The next timepiece is a big-name collaboration with none other than Frank Gehry, one of the world’s most significant contributors to contemporary architecture. He is best known for his unusual deconstructivism works, such as the Walt Disney Concert Hall in Los Angeles and the Dancing House in Prague. Gehry has history with Louis Vuitton, having designed the Fondation Louis Vuitton building in Paris and the Louis Vuitton Maison Seoul in 2019. The partnership continues with the Tambour Moon Flying Tourbillon Poinçon de Genève Sapphire Frank Gehry, which is the first high watchmaking piece the architect has worked on. Its most striking feature is the drum-shaped Tambour case, a Louis Vuitton signature, rendered entirely in sapphire with a 43.8mm diameter. Sapphire is a notoriously difficult material to manipulate and, here, it has been shaped by hand to produce a dial sculpted with asymmetric wave-like patterns inspired by Gehry’s work on Fondation Louis Vuitton. The dial alone takes 250 hours to create and is possibly the most challenging dial created at La Fabrique du Temps. The final result emphasises the interplay of light through the transparent material, lending an unusual, shifting viewpoint to the flying tourbillon movement beneath it. Gehry’s signature adorns the caseback.

On the traditional front is a new trio of Louis Vuitton Escale watches, known as Cabinet of Wonders. Each timepiece is limited to 20 pieces and debuts a new version of the Escale case, though one maintaining its classical roundness and lugs that echo the metal brackets of Louis Vuitton trunks.
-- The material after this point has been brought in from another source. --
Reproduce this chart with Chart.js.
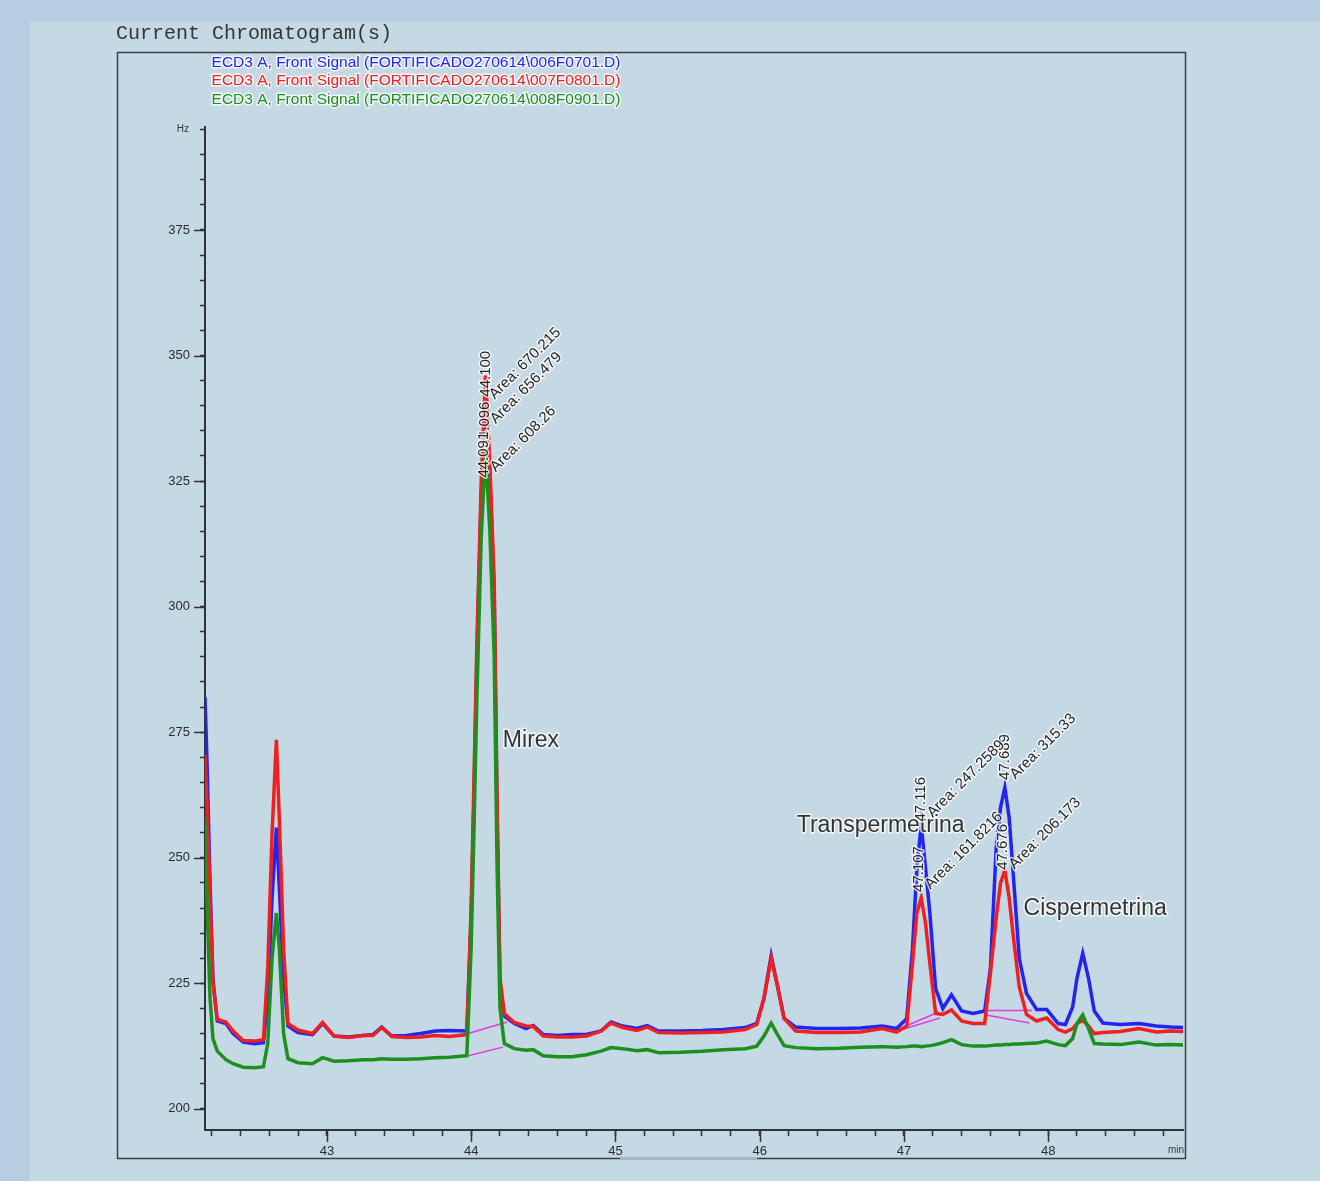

The designs were inspired by the artefacts in the personal collection of Gaston-Louis Vuitton, one of the brand’s more influential figures, a third-generation scion who led the company from 1907 to 1970. The artefacts in question were a collection of highly decorated antique tsuba, which are the guards on Japanese swords. Each design is an extravagant showcase of sculpting, engraving and miniature painting. The first of these, Koi’s Garden, depicts two blue carp circling each other in an engraved white gold pond, with various crystals and pebbles acting as stones and scintillating rocks. Snake’s Garden features a reticulated serpent decorated with champlevé enamel, over a bamboo forest backdrop; said backdrop is a complex marquetry assemblage of wood, parchment and straw comprising 367 pieces. Dragon’s Cloud veers into the fantastical, with an Asian dragon outfitted with monogram flower scales executed in paillonné enamel, involving delicate gold leaf cutouts suspended in layers of translucent enamel. Its eye is a cabochon-cut ruby. Equipped with 40mm cases in white or rose gold, both caseband and self-winding movement are decorated with seigaiha, a traditional Japanese pattern of stylised waves.

Rounding out the collection is something a little more playful. Vivienne is a character introduced by Louis Vuitton in 2017 and her quirky silhouette lives on as two new jumping hour watches. The Louis Vuitton Tambour Slim Vivienne Jumping Hours come in two guises.

Sakura has a delicate pink cherry blossom motif, with a mother-of-pearl dial, with Vivenne dressed in a kimono and wielding a parasol. Astronaut sees her explore space, with a dial combining blue mother-of-pearl and aventurine to create a starry backdrop. Vivienne’s flower-shaped halo is set with brilliant-cut white diamonds, which are also found on various dial highlights as well as the bezel and lugs of the 38mm white gold case.

The jumping hour mechanism features two windows that alternate telling the time, while a near-invisible minute hand indicates without obstructing the motifs beneath it. On the dial, a new inscription ‘Fab en Suisse’ (made in Switzerland) can be seen, paying homage to Louis Vuitton’s watchmaking home of La Fabrique du Temps in Meyrin, Geneva. These triumphs of high horology, and more, can all be viewed on Louis Vuitton’s official website.